Provided data
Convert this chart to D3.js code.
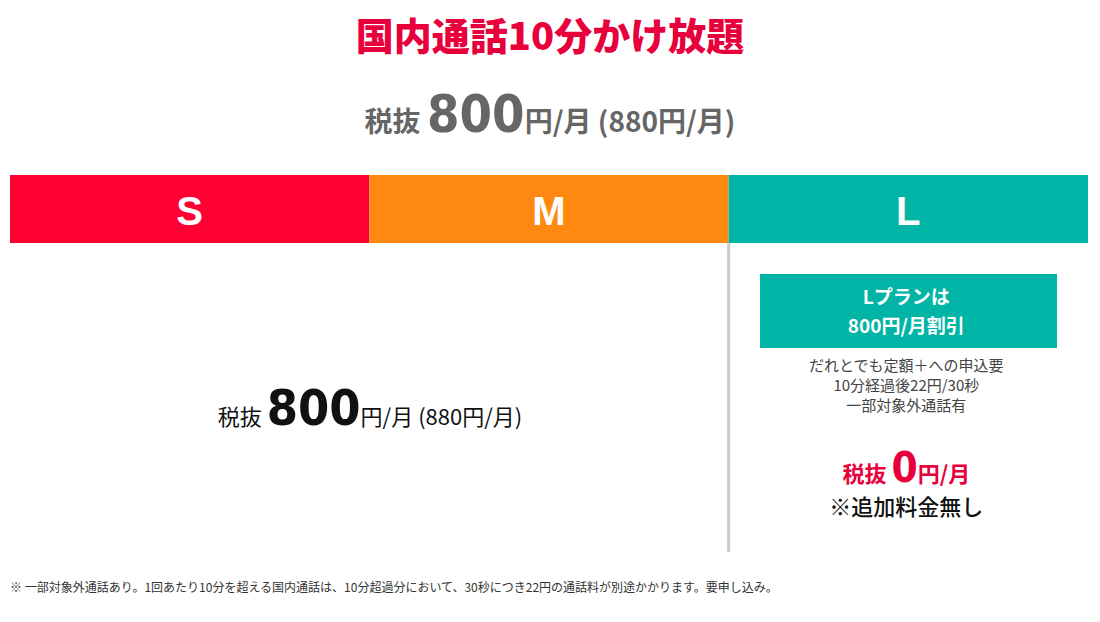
<!DOCTYPE html>
<html><head><meta charset="utf-8">
<script src="https://cdn.jsdelivr.net/npm/d3@7"></script>
<style>body{margin:0;background:#fff}svg{font-family:"Noto Sans CJK JP","Noto Sans",sans-serif}</style>
</head><body>
<svg width="1100" height="622"></svg>
<script>
var plans = ["S", "M", "L"];
var planColors = ["#ff0033", "#ff8811", "#00b5a5"];
var title = "国内通話10分かけ放題";
var price = "800", priceTax = "880";
var lNotes = ["だれとでも定額＋への申込要", "10分経過後22円/30秒", "一部対象外通話有"];
var lDiscount = ["Lプランは", "800円/月割引"];
var footnote = "※ 一部対象外通話あり。1回あたり10分を超える国内通話は、10分超過分において、30秒につき22円の通話料が別途かかります。要申し込み。";

var svg = d3.select("svg");
var x = d3.scaleBand().domain(plans).range([10, 1088]);

svg.append("text").attr("x", 550).attr("y", 50).attr("text-anchor", "middle")
  .attr("font-size", 38).attr("font-weight", 900).attr("fill", "#e8003c").text(title);

// price line helper
function priceLine(cx, y, color, small, big, parts) {
  var t = svg.append("text").attr("x", cx).attr("y", y).attr("text-anchor", "middle")
    .attr("fill", color).attr("font-size", small).attr("font-weight", parts.w || 400);
  t.append("tspan").text(parts.pre);
  t.append("tspan").attr("font-size", big).attr("font-weight", 900)
    .attr("font-family", "'DejaVu Sans Condensed','Liberation Sans Narrow',sans-serif").text(parts.num);
  t.append("tspan").text(parts.post);
}
priceLine(550, 132, "#666", 28, 52, {pre: "税抜 ", num: price, post: "円/月 (" + priceTax + "円/月)", w: 700});

svg.selectAll("rect.band").data(plans).join("rect").attr("class", "band")
  .attr("x", d => x(d)).attr("y", 175).attr("width", x.bandwidth()).attr("height", 68)
  .attr("fill", (d, i) => planColors[i]);
svg.selectAll("text.band").data(plans).join("text").attr("class", "band")
  .attr("x", d => x(d) + x.bandwidth() / 2).attr("y", 225).attr("text-anchor", "middle")
  .attr("fill", "#fff").attr("font-size", 40).attr("font-weight", 700)
  .attr("font-family", "Liberation Sans, Arial, sans-serif").text(d => d);

svg.append("line").attr("x1", x("L")).attr("x2", x("L")).attr("y1", 243).attr("y2", 552)
  .attr("stroke", "#ccc").attr("stroke-width", 3);

priceLine(370, 425, "#111", 22, 50, {pre: "税抜 ", num: price, post: "円/月 (" + priceTax + "円/月)"});

var lc = x("L") + x.bandwidth() / 2 - 2;
svg.append("rect").attr("x", 760).attr("y", 274).attr("width", 297).attr("height", 74).attr("fill", "#00b5a5");
svg.selectAll("text.disc").data(lDiscount).join("text").attr("class", "disc")
  .attr("x", lc).attr("y", (d, i) => 304 + i * 29).attr("text-anchor", "middle")
  .attr("fill", "#fff").attr("font-size", 19).attr("font-weight", 700).text(d => d);
svg.selectAll("text.note").data(lNotes).join("text").attr("class", "note")
  .attr("x", lc).attr("y", (d, i) => 371 + i * 20).attr("text-anchor", "middle")
  .attr("fill", "#444").attr("font-size", 15).text(d => d);

priceLine(lc, 482, "#e8003c", 22, 42, {pre: "税抜 ", num: "0", post: "円/月", w: 700});
svg.append("text").attr("x", lc).attr("y", 515).attr("text-anchor", "middle")
  .attr("font-size", 22).attr("fill", "#111").attr("font-weight", 500).text("※追加料金無し");

svg.append("text").attr("x", 10).attr("y", 592).attr("font-size", 12).attr("fill", "#333").text(footnote);
</script>
</body></html>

Exercise description
Please extract exactly the lines of the data, from the first through the line containing "var x = d3.scaleBand().domain(plans).range([10, 1088]);", and add no pictures to the copy.

Expected output
Convert this chart to D3.js code.
<!DOCTYPE html>
<html><head><meta charset="utf-8">
<script src="https://cdn.jsdelivr.net/npm/d3@7"></script>
<style>body{margin:0;background:#fff}svg{font-family:"Noto Sans CJK JP","Noto Sans",sans-serif}</style>
</head><body>
<svg width="1100" height="622"></svg>
<script>
var plans = ["S", "M", "L"];
var planColors = ["#ff0033", "#ff8811", "#00b5a5"];
var title = "国内通話10分かけ放題";
var price = "800", priceTax = "880";
var lNotes = ["だれとでも定額＋への申込要", "10分経過後22円/30秒", "一部対象外通話有"];
var lDiscount = ["Lプランは", "800円/月割引"];
var footnote = "※ 一部対象外通話あり。1回あたり10分を超える国内通話は、10分超過分において、30秒につき22円の通話料が別途かかります。要申し込み。";

var svg = d3.select("svg");
var x = d3.scaleBand().domain(plans).range([10, 1088]);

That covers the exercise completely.